Anything much more than that, though, largely means having to drop into desktop mode and running an app that isn’t touch-optimised.
Dell Venue 10 Pro 5056 – Performance
When just doing light duties such as web browsing and checking email in tablet mode the Venue 10 Pro is perfectly up to the job. It’s fairly quick to boot and there’s little delay switching between apps, plus it copes well with visually rich and advert-filled websites – always a test for modestly powerful Windows devices.
Drop to the desktop and start multi-tasking, though, and things soon slow up. The Intel Atom X5 Z8500 processor at this tablet’s heart just can’t cope. It gets the job done, but slowly and with regular pauses.
As such, and considering it only has 64GB of SSD storage, I wouldn’t recommend it for a regular work tool but as a portable addition to a work setup it could be useful.

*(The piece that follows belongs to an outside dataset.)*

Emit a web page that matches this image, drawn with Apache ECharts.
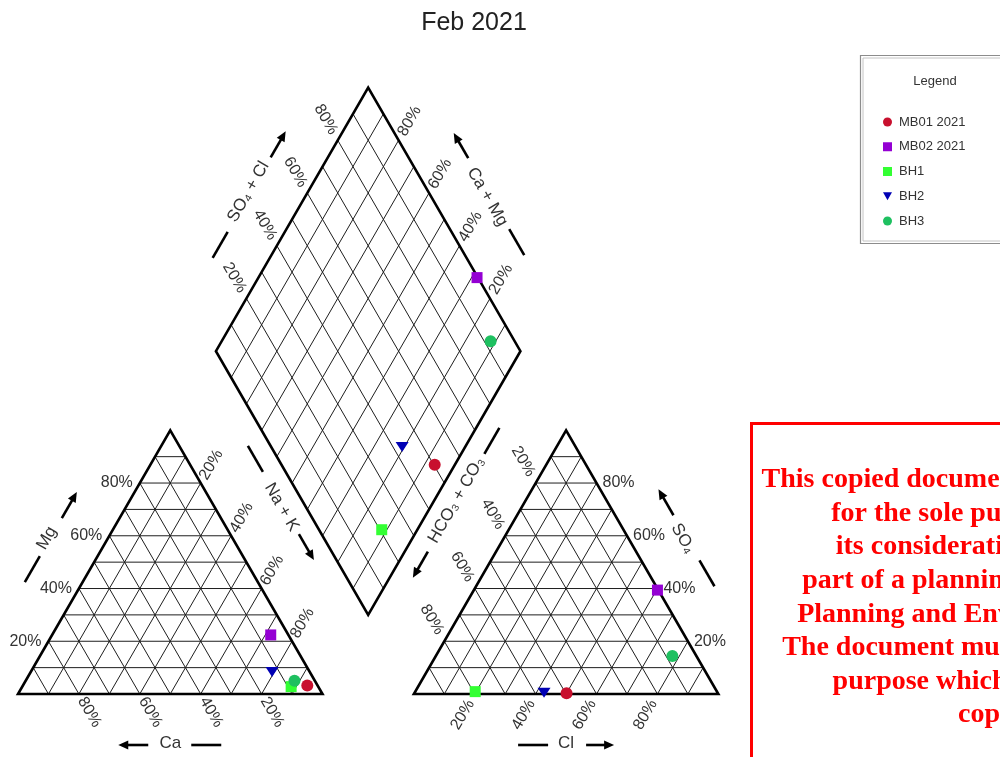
<!DOCTYPE html>
<html>
<head>
<meta charset="utf-8">
<script src="https://cdn.jsdelivr.net/npm/echarts@6/dist/echarts.min.js"></script>
<style>html,body{margin:0;padding:0;background:#fff}#c{width:1000px;height:757px}</style>
</head>
<body>
<div id="c"></div>
<script>
// ---------------- data (percent of meq) ----------------
const samples = ['MB01 2021', 'MB02 2021', 'BH1', 'BH2', 'BH3'];
const Ca   = [3.4, 5.8, 8.9, 12.4, 6.7];
const Mg   = [3.2, 22.4, 2.8, 8.3, 5.0];
const NaK  = [93.4, 71.8, 88.3, 79.3, 88.3];
const HCO3 = [49.7, 0.3, 79.4, 57.0, 7.9];
const SO4  = [0.3, 39.4, 0.9, 0.5, 14.4];
const Cl   = [50.0, 60.3, 19.7, 42.5, 77.7];
const gridSteps = [10, 20, 30, 40, 50, 60, 70, 80, 90];
const tickValues = [20, 40, 60, 80];
const tickLabels = ['20%', '40%', '60%', '80%'];
const axisTitles = ['Mg', 'Ca', 'Na + K', 'Cl', 'SO\u2084', 'HCO\u2083 + CO\u2083', 'SO\u2084 + Cl', 'Ca + Mg'];
const chartTitle = 'Feb 2021';
const legendTitle = 'Legend';
const noticeLines = ['This copied document to be made available', 'for the sole purpose of enabling',
  'its consideration and review as', 'part of a planning process under the',
  'Planning and Environment Act 1987.', 'The document must not be used for any',
  'purpose which may breach any', 'copyright.'];

// ---------------- styles ----------------
const colors = ['#c8102e', '#9400d3', '#33ff33', '#0000b4', '#1ec060'];
const symbols = ['circle', 'rect', 'rect', 'triangle', 'circle'];
const legendIcons = ['circle', 'rect', 'rect', 'path://M0,0L10,0L5,8.66Z', 'circle'];
const symSizes = [12, 11, 11, [13, 10], 12];
const symRot = [0, 0, 0, 180, 0];
const FONT = '"Liberation Sans", Arial, "DejaVu Sans", sans-serif';

// ---------------- Piper geometry (plot units) ----------------
const SQ3 = Math.sqrt(3);
const S = 100, GAP = 30, H = S * SQ3 / 2;
function cat(ca, mg, na) { const t = ca + mg + na; return [(na + mg / 2) / t * S, mg / t * H]; }
function an(hc, so, cl) { const t = hc + so + cl; return [S + GAP + (cl + so / 2) / t * S, so / t * H]; }
const DBX = S + GAP / 2, DBY = GAP * SQ3 / 2;
function dia(cm, sc) { return [DBX + (sc - cm) / 2 * S / 100, DBY + (cm + sc) / 100 * H]; }

const A = cat(100, 0, 0), B = cat(0, 0, 100), C = cat(0, 100, 0);
const D = an(100, 0, 0), E = an(0, 0, 100), F = an(0, 100, 0);
const DB = dia(0, 0), DL = dia(100, 0), DR = dia(0, 100), DT = dia(100, 100);
const shapes = [[A, B, C], [D, E, F], [DB, DR, DT, DL]];
const centers = [[50, H / 3], [S + GAP + 50, H / 3], [DBX, DBY + H]];

// grid segments
const gridSeg = [];
gridSteps.forEach(s => {
  [[cat(100 - s, s, 0), cat(0, s, 100 - s)], [cat(s, 100 - s, 0), cat(s, 0, 100 - s)], [cat(100 - s, 0, s), cat(0, 100 - s, s)],
   [an(100 - s, s, 0), an(0, s, 100 - s)], [an(s, 100 - s, 0), an(s, 0, 100 - s)], [an(100 - s, 0, s), an(0, 100 - s, s)],
   [dia(s, 0), dia(s, 100)], [dia(0, s), dia(100, s)]].forEach(p => gridSeg.push([p[0][0], p[0][1], p[1][0], p[1][1]]));
});

// tick label sets: anchor function, pixel direction, distance, rotation, align
const c60 = 0.5, s60 = SQ3 / 2;
const labelSets = [
  { f: t => cat(t, 0, 100 - t), dir: [c60, s60], d: 21, rot: -60, align: 'center' },
  { f: t => cat(100 - t, t, 0), dir: [-1, 0], d: 7, rot: 0, align: 'right' },
  { f: t => cat(0, 100 - t, t), dir: [c60, -s60], d: 21, rot: 60, align: 'center' },
  { f: t => an(100 - t, 0, t), dir: [-c60, s60], d: 24, rot: 60, align: 'center' },
  { f: t => an(0, t, 100 - t), dir: [1, 0], d: 6, rot: 0, align: 'left' },
  { f: t => an(t, 100 - t, 0), dir: [-c60, -s60], d: 25, rot: -60, align: 'center' },
  { f: t => dia(100, t), dir: [-c60, -s60], d: 24, rot: -60, align: 'center' },
  { f: t => dia(t, 100), dir: [c60, -s60], d: 22, rot: 60, align: 'center' }
];
const tickData = [];
labelSets.forEach((ls, si) => tickValues.forEach((t, ti) => { const p = ls.f(t); tickData.push([p[0], p[1], si, ti]); }));

// axis titles: side p0->p1 (text direction), shape index, offsets in px
const titleDefs = [
  { p0: A, p1: C, sh: 0, nd: 53, td: -3, ld: 50, dash: [-52, -22], arrow: [22, 52] },
  { p0: A, p1: B, sh: 0, nd: 49, td: 0, ld: 51, dash: [21, 51], arrow: [-22, -52] },
  { p0: C, p1: B, sh: 0, nd: 58, td: -30, ld: 59.5, dash: [-100, -70], arrow: [2, 32] },
  { p0: D, p1: E, sh: 1, nd: 49, td: 0, ld: 51, dash: [-48, -18], arrow: [20, 48] },
  { p0: F, p1: E, sh: 1, nd: 47, td: 0, ld: 50.5, dash: [27, 57], arrow: [-25, -55] },
  { p0: D, p1: F, sh: 1, nd: 60, td: 37, ld: 59, dash: [91, 121], arrow: [-22, -52] },
  { p0: DL, p1: DT, sh: 2, nd: 51.5, td: 2, ld: 49.5, dash: [-73, -43], arrow: [43, 73] },
  { p0: DT, p1: DR, sh: 2, nd: 48.5, td: 2, ld: 51.3, dash: [41, 71], arrow: [-41, -70] }
];

// ---------------- sample positions ----------------
const scatterSeries = samples.map((name, i) => {
  const cm = (Ca[i] + Mg[i]) / (Ca[i] + Mg[i] + NaK[i]) * 100;
  const sc = (SO4[i] + Cl[i]) / (HCO3[i] + SO4[i] + Cl[i]) * 100;
  return {
    name, type: 'scatter', z: 5,
    symbol: symbols[i], symbolSize: symSizes[i], symbolRotate: symRot[i],
    itemStyle: { color: colors[i], opacity: 1 },
    data: [cat(Ca[i], Mg[i], NaK[i]), an(HCO3[i], SO4[i], Cl[i]), dia(cm, sc)]
  };
});

const chart = echarts.init(document.getElementById('c'), null, { renderer: 'canvas' });

const noticeGraphics = noticeLines.map((t, i) => ({
  type: 'text', x: 1019, y: 480 + i * 33.6, z: 10,
  style: { text: t, font: 'bold 28px "Liberation Serif", "Times New Roman", serif', fill: '#ff0000', align: 'center', verticalAlign: 'middle' }
}));

chart.setOption({
  animation: false,
  backgroundColor: '#ffffff',
  grid: { left: 18, top: 85, width: 700.35, height: 609 },
  xAxis: { type: 'value', min: 0, max: 230, show: false },
  yAxis: { type: 'value', min: 0, max: 200, show: false },
  legend: {
    orient: 'vertical', left: 878, top: 109.5, itemWidth: 9, itemHeight: 9, itemGap: 9.75,
    textStyle: { fontSize: 13, color: '#333', fontFamily: FONT, lineHeight: 15, padding: [0, 0, 0, 2] },
    data: samples.map((s, i) => ({ name: s, icon: legendIcons[i] }))
  },
  graphic: [
    { type: 'text', x: 474, y: 23, style: { text: chartTitle, font: '25px ' + FONT, fill: '#222', align: 'center', verticalAlign: 'middle' } },
    { type: 'rect', shape: { x: 860.5, y: 55.5, width: 200, height: 188 }, style: { fill: 'none', stroke: '#8c8c8c', lineWidth: 1.2 } },
    { type: 'rect', shape: { x: 863, y: 58, width: 200, height: 183 }, style: { fill: 'none', stroke: '#c4c4c4', lineWidth: 1 } },
    { type: 'text', x: 935, y: 81.5, style: { text: legendTitle, font: '13px ' + FONT, fill: '#333', align: 'center', verticalAlign: 'middle' } },
    { type: 'rect', shape: { x: 751.5, y: 423.5, width: 400, height: 400 }, style: { fill: 'none', stroke: '#ff0000', lineWidth: 3 } }
  ].concat(noticeGraphics),
  series: [
    { // grid lines
      type: 'custom', silent: true, z: 1, clip: false,
      data: gridSeg,
      renderItem: (params, api) => {
        const p1 = api.coord([api.value(0), api.value(1)]);
        const p2 = api.coord([api.value(2), api.value(3)]);
        return { type: 'line', shape: { x1: p1[0], y1: p1[1], x2: p2[0], y2: p2[1] }, style: { stroke: '#1e1e1e', lineWidth: 1 } };
      }
    },
    { // outlines
      type: 'custom', silent: true, z: 2, clip: false,
      data: shapes.map((s, i) => [i]),
      renderItem: (params, api) => {
        const pts = shapes[api.value(0)].map(p => api.coord(p));
        return { type: 'polygon', shape: { points: pts }, style: { fill: 'none', stroke: '#000', lineWidth: 2.6, lineJoin: 'miter' } };
      }
    },
    { // tick labels
      type: 'custom', silent: true, z: 3, clip: false,
      data: tickData,
      renderItem: (params, api) => {
        const p = api.coord([api.value(0), api.value(1)]);
        const ls = labelSets[api.value(2)];
        return {
          type: 'text', x: p[0] + ls.dir[0] * ls.d, y: p[1] + ls.dir[1] * ls.d, rotation: ls.rot * Math.PI / 180,
          style: { text: tickLabels[api.value(3)], font: '16px ' + FONT, fill: '#333', align: ls.align, verticalAlign: 'middle' }
        };
      }
    },
    { // axis titles with dashes and arrows
      type: 'custom', silent: true, z: 3, clip: false,
      data: titleDefs.map((t, i) => [i]),
      renderItem: (params, api) => {
        const idx = api.value(0), td = titleDefs[idx];
        const q0 = api.coord(td.p0), q1 = api.coord(td.p1), qc = api.coord(centers[td.sh]);
        const len = Math.hypot(q1[0] - q0[0], q1[1] - q0[1]);
        const u = [(q1[0] - q0[0]) / len, (q1[1] - q0[1]) / len];
        let n = [u[1], -u[0]];
        const mid = [(q0[0] + q1[0]) / 2, (q0[1] + q1[1]) / 2];
        if (n[0] * (mid[0] - qc[0]) + n[1] * (mid[1] - qc[1]) < 0) n = [-n[0], -n[1]];
        const at = (nd, t) => [mid[0] + n[0] * nd + u[0] * t, mid[1] + n[1] * nd + u[1] * t];
        const tc = at(td.nd, td.td);
        const d0 = at(td.ld, td.dash[0]), d1 = at(td.ld, td.dash[1]);
        const a0 = at(td.ld, td.arrow[0]), a1 = at(td.ld, td.arrow[1]);
        const sg = Math.sign(td.arrow[1] - td.arrow[0]);
        const ad = [u[0] * sg, u[1] * sg];
        const hl = 10, hw = 4.5;
        const back = [a1[0] - ad[0] * hl, a1[1] - ad[1] * hl];
        const pn = [-ad[1], ad[0]];
        const shaftEnd = [a1[0] - ad[0] * (hl - 2), a1[1] - ad[1] * (hl - 2)];
        return {
          type: 'group',
          children: [
            { type: 'text', x: tc[0], y: tc[1], rotation: -Math.atan2(u[1], u[0]),
              style: { text: axisTitles[idx], font: '17px ' + FONT, fill: '#333', align: 'center', verticalAlign: 'middle' } },
            { type: 'line', shape: { x1: d0[0], y1: d0[1], x2: d1[0], y2: d1[1] }, style: { stroke: '#000', lineWidth: 2.6 } },
            { type: 'line', shape: { x1: a0[0], y1: a0[1], x2: shaftEnd[0], y2: shaftEnd[1] }, style: { stroke: '#000', lineWidth: 2.6 } },
            { type: 'polygon', shape: { points: [a1, [back[0] + pn[0] * hw, back[1] + pn[1] * hw], [back[0] - pn[0] * hw, back[1] - pn[1] * hw]] }, style: { fill: '#000' } }
          ]
        };
      }
    }
  ].concat(scatterSeries)
});
</script>
</body>
</html>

Putting the Venue 10 Pro to the test with some benchmarks this very modest performance is highlighted. In PCMark 7 it scored just 2741, compared to 4027 for the Dell XPS 12, which is already a fairly underpowered device. Similarly, it scored just 3113 in Geekbench 3, compared to 4267 for the XPS 12.
Not that gaming is really much of a concern with this sort of a device but it’s also no surprise it can’t exactly power through 3D games. A 3D Mark Ice Storm score of 16,187 is again nearly half what the XPS 12 can achieve.